The arrival schedule is:
- In-transit inventory (orders placed before t = 0) arrives at horizon h = 1.
- Order Q placed at t = 0 arrives at h = L + 1.
The inventory identity at each horizon is strict:
inv_end[h] = inv_start[h] − sales[h]
There are no accumulated lost sales or backorders: units not served in one horizon are not carried to the next as pending demand (the model assumes the shortage is lost or resolved through means outside the scope of the current order).
Scenario generation and fixed seed
For each SKU, ~1,000 scenarios are generated (200 in batch processing for performance), each a demand path of W periods constructed from historical forecast errors according to the statistical cascade level.
Three sampling methods are available:
| Method | Description | When it applies |
|---|---|---|
| Row resampling | Resamples full rows from the error matrix (preserves within-horizon correlation) | Default; all levels with history |
| Independent resampling | Resamples individual error scalars (breaks inter-horizon correlation) | Alternative when correlation is not relevant |
| Parametric fallback | Samples from Normal(0, σ_W/√W) when no error matrix is available | Fallback for SKUs with little history |
The seed is fixed per SKU and per run. This guarantees reproducibility: if a planner reviews a SKU's detail hours after running optimization, they will see exactly the same scenarios and costs that appear in the summary table. Both result views are identical because they compute over the same scenario bundle with the same seed.
Why all policies share the same scenarios
The five replenishment policies are evaluated over the same scenario bundle for each SKU. This is not a minor technical detail: it is what makes their costs directly comparable.

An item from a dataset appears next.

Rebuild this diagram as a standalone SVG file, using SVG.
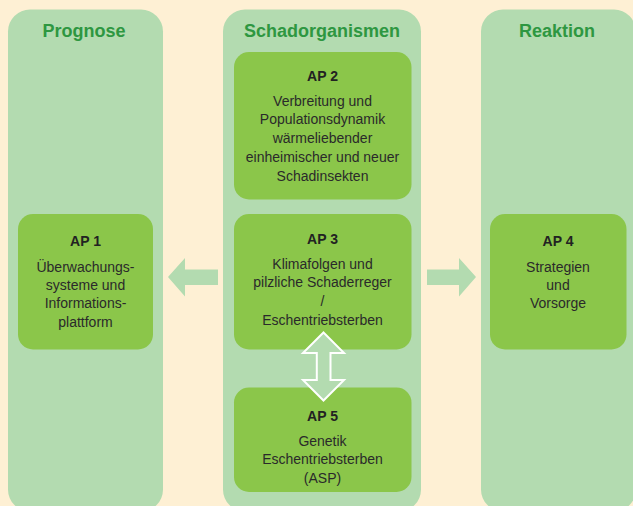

If each policy generated its own scenarios (even from the same distribution), cost differences between them would be contaminated by sampling variance. By sharing the same scenarios, the only source of difference is each policy's actual performance against the same possible future demand. The argmin of expected total cost across policies is therefore a clean ranking.
Error sign convention
Forecast error follows the convention:
error = actual_demand − forecast
A positive error means demand exceeded the forecast (the system underestimated demand). A negative error means the forecast was greater than actual demand. This convention is consistent with the interpretation of bias: a historical error distribution with a positive mean indicates the forecast tends to underestimate.